INFORMATION PROVIDED:
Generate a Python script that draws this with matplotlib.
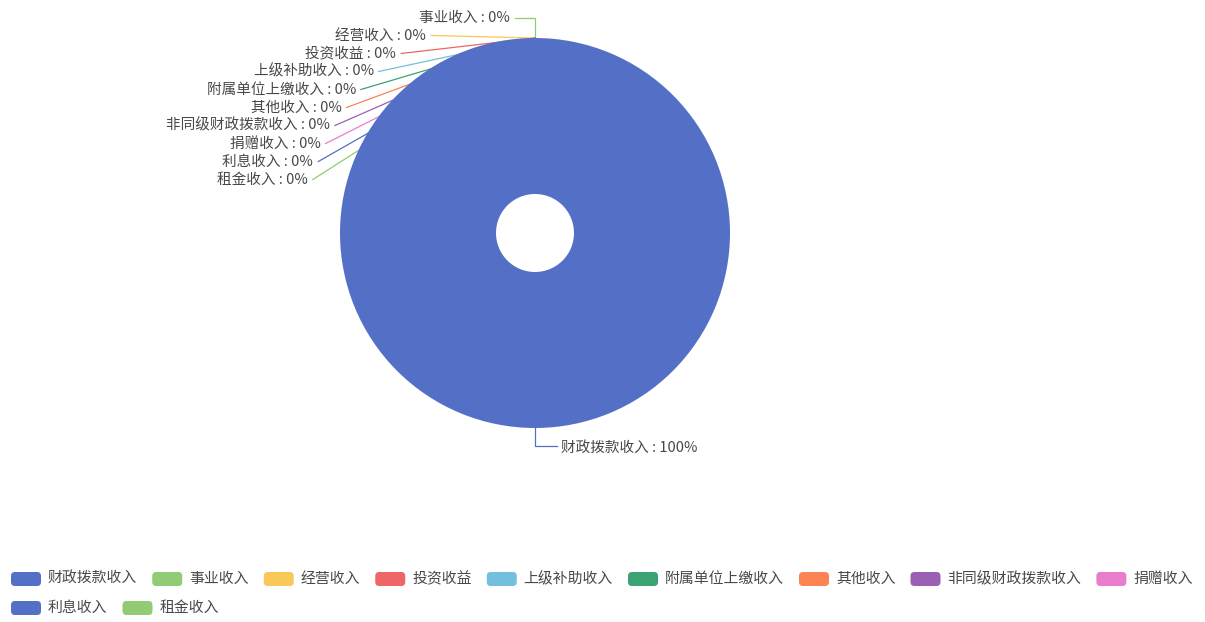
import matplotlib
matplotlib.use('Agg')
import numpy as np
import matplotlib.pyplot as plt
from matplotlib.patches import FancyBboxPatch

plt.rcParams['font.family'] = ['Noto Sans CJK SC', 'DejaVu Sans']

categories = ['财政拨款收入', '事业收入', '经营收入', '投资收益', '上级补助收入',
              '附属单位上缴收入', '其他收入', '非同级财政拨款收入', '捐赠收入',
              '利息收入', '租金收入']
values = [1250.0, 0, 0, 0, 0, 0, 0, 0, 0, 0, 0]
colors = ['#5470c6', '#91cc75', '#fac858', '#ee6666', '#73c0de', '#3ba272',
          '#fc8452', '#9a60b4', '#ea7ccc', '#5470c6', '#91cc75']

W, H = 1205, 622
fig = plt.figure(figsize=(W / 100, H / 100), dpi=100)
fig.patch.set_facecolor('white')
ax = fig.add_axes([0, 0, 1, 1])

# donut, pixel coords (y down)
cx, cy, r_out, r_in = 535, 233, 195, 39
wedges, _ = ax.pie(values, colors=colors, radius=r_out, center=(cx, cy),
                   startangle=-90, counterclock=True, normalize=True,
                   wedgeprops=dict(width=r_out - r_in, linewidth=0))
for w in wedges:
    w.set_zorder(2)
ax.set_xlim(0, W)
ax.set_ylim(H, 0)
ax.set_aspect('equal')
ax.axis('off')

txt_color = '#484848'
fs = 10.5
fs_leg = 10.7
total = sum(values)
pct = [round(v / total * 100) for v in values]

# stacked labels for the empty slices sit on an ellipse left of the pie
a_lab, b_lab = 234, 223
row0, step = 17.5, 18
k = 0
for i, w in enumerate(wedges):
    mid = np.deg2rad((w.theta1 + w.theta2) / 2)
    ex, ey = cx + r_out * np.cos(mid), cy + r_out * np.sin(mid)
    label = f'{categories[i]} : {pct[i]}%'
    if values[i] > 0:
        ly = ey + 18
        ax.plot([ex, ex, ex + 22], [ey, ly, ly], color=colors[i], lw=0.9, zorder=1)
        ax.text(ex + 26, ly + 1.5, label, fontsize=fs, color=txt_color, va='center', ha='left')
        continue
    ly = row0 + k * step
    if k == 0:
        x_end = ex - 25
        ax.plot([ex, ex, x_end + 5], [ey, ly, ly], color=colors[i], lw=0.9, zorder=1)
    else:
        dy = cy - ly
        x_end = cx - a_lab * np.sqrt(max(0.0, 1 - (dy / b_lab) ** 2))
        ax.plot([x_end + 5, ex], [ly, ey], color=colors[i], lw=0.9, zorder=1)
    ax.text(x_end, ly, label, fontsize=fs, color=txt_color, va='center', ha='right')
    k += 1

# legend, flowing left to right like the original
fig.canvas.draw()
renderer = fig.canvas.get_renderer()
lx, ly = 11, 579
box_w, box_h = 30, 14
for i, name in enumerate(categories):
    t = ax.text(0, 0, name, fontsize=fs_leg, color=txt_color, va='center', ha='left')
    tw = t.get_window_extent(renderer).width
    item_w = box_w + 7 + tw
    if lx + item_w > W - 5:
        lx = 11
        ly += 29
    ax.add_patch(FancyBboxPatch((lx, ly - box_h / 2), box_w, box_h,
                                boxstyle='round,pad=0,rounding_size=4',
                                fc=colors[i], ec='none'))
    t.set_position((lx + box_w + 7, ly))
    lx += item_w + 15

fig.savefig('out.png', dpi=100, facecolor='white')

YOUR INSTRUCTIONS: Track down every line with the word "matplotlib" and copy it.

EXERCISE SOLUTION:
Generate a Python script that draws this with matplotlib.
import matplotlib
matplotlib.use('Agg')
import matplotlib.pyplot as plt
from matplotlib.patches import FancyBboxPatch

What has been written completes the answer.